(New York, November 6, 2006) – The Sudanese government is engaged in an increasingly blatant effort to muzzle and intimidate Sudan’s independent press, Human Rights Watch said today.“While international media attention has been focused on Darfur, the Sudanese authorities in Khartoum have been stepping up their harassment of Sudanese journalists and newspapers,” said Peter Takirambudde, Africa director at Human Rights Watch. “The harassment is symptomatic of Khartoum’s fear of mounting popular dissent and frustration at government policies and actions.”
In recent months government security forces have carried out numerous acts of censorship, arrests of journalists, and arbitrary inspections of newspaper offices and printing presses.
Since the beginning of 2006 at least 15 Sudanese and foreign journalists have been arrested and detained, and since September the security forces have resumed the practice of pre-print inspections of newspapers in an apparent effort to censor sensitive news. In some instances editions of newspapers have been banned altogether.
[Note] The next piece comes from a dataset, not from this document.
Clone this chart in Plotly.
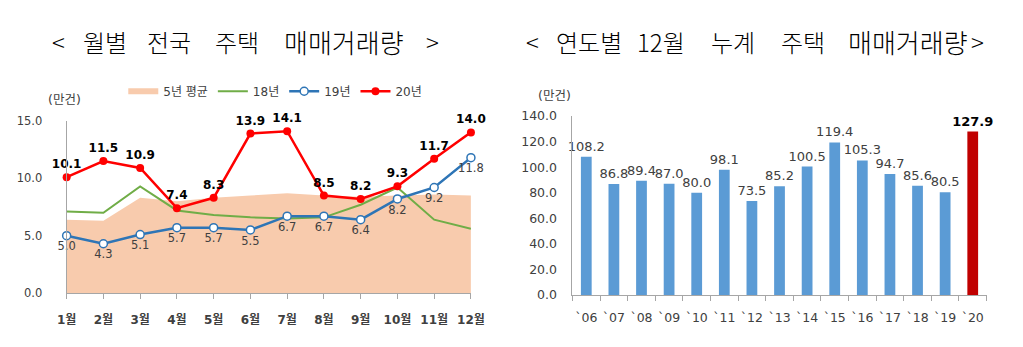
import plotly.graph_objects as go

# ---------------- data ----------------
months = ["1월", "2월", "3월", "4월", "5월", "6월", "7월", "8월", "9월", "10월", "11월", "12월"]
avg5 = [6.4, 6.3, 8.3, 8.0, 8.3, 8.5, 8.7, 8.5, 8.4, 8.5, 8.6, 8.5]
y18 = [7.1, 7.0, 9.3, 7.2, 6.8, 6.6, 6.5, 6.6, 7.7, 9.2, 6.4, 5.6]
y19 = [5.0, 4.3, 5.1, 5.7, 5.7, 5.5, 6.7, 6.7, 6.4, 8.2, 9.2, 11.8]
y20 = [10.1, 11.5, 10.9, 7.4, 8.3, 13.9, 14.1, 8.5, 8.2, 9.3, 11.7, 14.0]

years = ["`06", "`07", "`08", "`09", "`10", "`11", "`12", "`13", "`14", "`15", "`16", "`17", "`18", "`19", "`20"]
dec_total = [108.2, 86.8, 89.4, 87.0, 80.0, 98.1, 73.5, 85.2, 100.5, 119.4, 105.3, 94.7, 85.6, 80.5, 127.9]

left_ticks = [0, 5, 10, 15]
right_ticks = [0, 20, 40, 60, 80, 100, 120, 140]

W, H = 1023, 347
FONT = "DejaVu Sans, Noto Sans CJK KR, sans-serif"
GRAY = "#404040"
AXIS = "#A6A6A6"

def px_x(p):
    return p / W

def px_y(p):
    return (H - p) / H

fig = go.Figure()

# ---------- left chart ----------
fig.add_trace(go.Scatter(
    x=months, y=avg5, name="5년 평균", mode="none", fill="tozeroy",
    fillcolor="#F8CBAD", xaxis="x", yaxis="y", hoverinfo="skip"))
fig.add_trace(go.Scatter(
    x=months, y=y18, name="18년", mode="lines",
    line=dict(color="#70AD47", width=2), xaxis="x", yaxis="y", cliponaxis=False))
fig.add_trace(go.Scatter(
    x=months, y=y19, name="19년", mode="lines+markers+text",
    line=dict(color="#2E75B6", width=2.5),
    marker=dict(symbol="circle", size=8, color="white", line=dict(color="#2E75B6", width=1.5)),
    text=[f"{v:.1f}" for v in y19], textposition="bottom center",
    textfont=dict(family=FONT, size=11.5, color=GRAY),
    xaxis="x", yaxis="y", cliponaxis=False))
fig.add_trace(go.Scatter(
    x=months, y=y20, name="20년", mode="lines+markers+text",
    line=dict(color="#FF0000", width=2.5),
    marker=dict(symbol="circle", size=8, color="#FF0000"),
    text=[f"<b>{v:.1f}</b>" for v in y20], textposition="top center",
    textfont=dict(family=FONT, size=12, color="#000000"),
    xaxis="x", yaxis="y", cliponaxis=False))

# ---------- right chart ----------
fig.add_trace(go.Bar(
    x=years, y=dec_total, showlegend=False,
    marker=dict(color=["#5B9BD5"] * (len(years) - 1) + ["#C00000"], line=dict(width=0)),
    width=0.39,
    text=[f"{v:.1f}" for v in dec_total[:-1]] + [f"<b>{dec_total[-1]:.1f}</b>"],
    textposition="outside", constraintext="none",
    textfont=dict(family=FONT, size=13, color=[GRAY] * (len(years) - 1) + ["#000000"]),
    xaxis="x2", yaxis="y2", cliponaxis=False))

fig.update_layout(
    width=W, height=H,
    margin=dict(l=0, r=0, t=0, b=0),
    paper_bgcolor="white", plot_bgcolor="white",
    font=dict(family=FONT, color=GRAY),
    showlegend=True,
    legend=dict(orientation="h", x=px_x(116), y=px_y(87), xanchor="left", yanchor="middle",
                font=dict(family=FONT, size=12, color=GRAY), bgcolor="rgba(0,0,0,0)",
                itemwidth=30, tracegroupgap=0),
    xaxis=dict(domain=[px_x(58), px_x(472)], type="category", range=[0, 11],
               showline=True, linecolor=AXIS, linewidth=1, ticks="outside", ticklen=5,
               tickcolor=AXIS, showgrid=False, zeroline=False,
               tickfont=dict(family=FONT, size=12, color=GRAY), ticklabelstandoff=10,
               tickvals=months, ticktext=[f"<b>{m}</b>" for m in months]),
    yaxis=dict(domain=[px_y(298), px_y(118)], range=[0, 15], tickvals=left_ticks,
               ticktext=[f"{v:.1f}" for v in left_ticks],
               showline=True, linecolor=AXIS, linewidth=1, ticks="", showgrid=False,
               zeroline=False, tickfont=dict(family=FONT, size=11.5, color=GRAY),
               ticklabelstandoff=21),
    xaxis2=dict(domain=[px_x(576), px_x(1000)], type="category", anchor="y2",
                showline=True, linecolor=AXIS, linewidth=1, ticks="outside", ticklen=5,
                tickcolor=AXIS, tickson="boundaries", showgrid=False, zeroline=False,
                tickangle=0,
                tickfont=dict(family=FONT, size=12.5, color=GRAY), ticklabelstandoff=11),
    yaxis2=dict(domain=[px_y(300), px_y(113)], range=[0, 140], anchor="x2",
                tickvals=right_ticks, ticktext=[f"{v:.1f}" for v in right_ticks],
                showline=True, linecolor=AXIS, linewidth=1, ticks="", showgrid=False,
                zeroline=False, tickfont=dict(family=FONT, size=12.5, color=GRAY),
                ticklabelstandoff=12),
)

# unit labels
fig.add_annotation(text="(만건)", x=px_x(37), y=px_y(86), xref="paper", yref="paper",
                   showarrow=False, font=dict(family=FONT, size=12.5, color=GRAY))
fig.add_annotation(text="(만건)", x=px_x(558), y=px_y(82), xref="paper", yref="paper",
                   showarrow=False, font=dict(family=FONT, size=12.5, color=GRAY))

# titles (word by word to match spacing)
TF = dict(family="Noto Sans CJK KR, sans-serif", size=24, color="#000000", weight=300)
TF_WIDE = dict(family="Noto Sans CJK KR, sans-serif", size=26, color="#000000", weight=300)
left_words = [("<", 50, TF), ("월별", 97, TF), ("전국", 163, TF), ("주택", 232, TF),
              ("매매거래량", 342, TF_WIDE), (">", 433, TF)]
right_words = [("<", 535, TF), ("연도별", 593, TF), ("12월", 667, TF), ("누계", 740, TF),
               ("주택", 812, TF), ("매매거래량", 920, TF_WIDE), (">", 991, TF)]
for w, cx, f in left_words + right_words:
    fig.add_annotation(text=w, x=px_x(cx), y=px_y(35), xref="paper", yref="paper",
                       xanchor="center", yanchor="middle", showarrow=False, font=f)

fig.write_html("out.html")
In September, newspaper editors were warned not to cover the violent police actions against anti-government demonstrations which took place in Khartoum on August 30 and September 6 following the announcement of price increases for fuel, sugar and other basic goods.
The government also imposed a ban on reporting or comment on the case of Mohamed Taha Mohamed Ahmed, the editor of the Islamist al-Wifaq newspaper, whose decapitated body was found on September 6, a day after he was abducted by a group of armed men from his home in Khartoum.
In addition Sudanese security services have routinely restricted the international and Sudanese media’s coverage of the conflict and humanitarian crisis in Darfur. Even once they have obtained visas for Sudan, international media face increasing restrictions on their travel to Darfur and their ability to move freely and interview individuals in the region.
“The government’s strategy of intimidating journalists in Khartoum has had some effect,” said Takirambudde. “The Sudanese media, especially Arabic newspapers, toe the government line on key issues such as Darfur. And the human rights violations being carried out by the security forces in the region are not being reported.”
The latest clampdown on free expression in Sudan comes less than two years after the signing of the Comprehensive Peace Agreement (CPA) in January 2005, which put an end to the 21-year civil war in southern Sudan and led to the formation last year of a Government of National Unity. The CPA also led to the lifting of a long-running state of emergency, except in Darfur and until recently, eastern Sudan. The Interim National Constitution established in 2005 provides for freedom of the press and guarantees citizens’ right to freedom of expression under Article 39.
“The CPA is supposed to lead to elections in 2008 throughout Sudan,” said Takirambudde. “The elections are a crucial milestone in putting the whole of Sudan on the path to sustainable peace. But the current limitations on free expression and harassment of journalists show just how far there is to go to create a political environment conducive to free and fair elections.”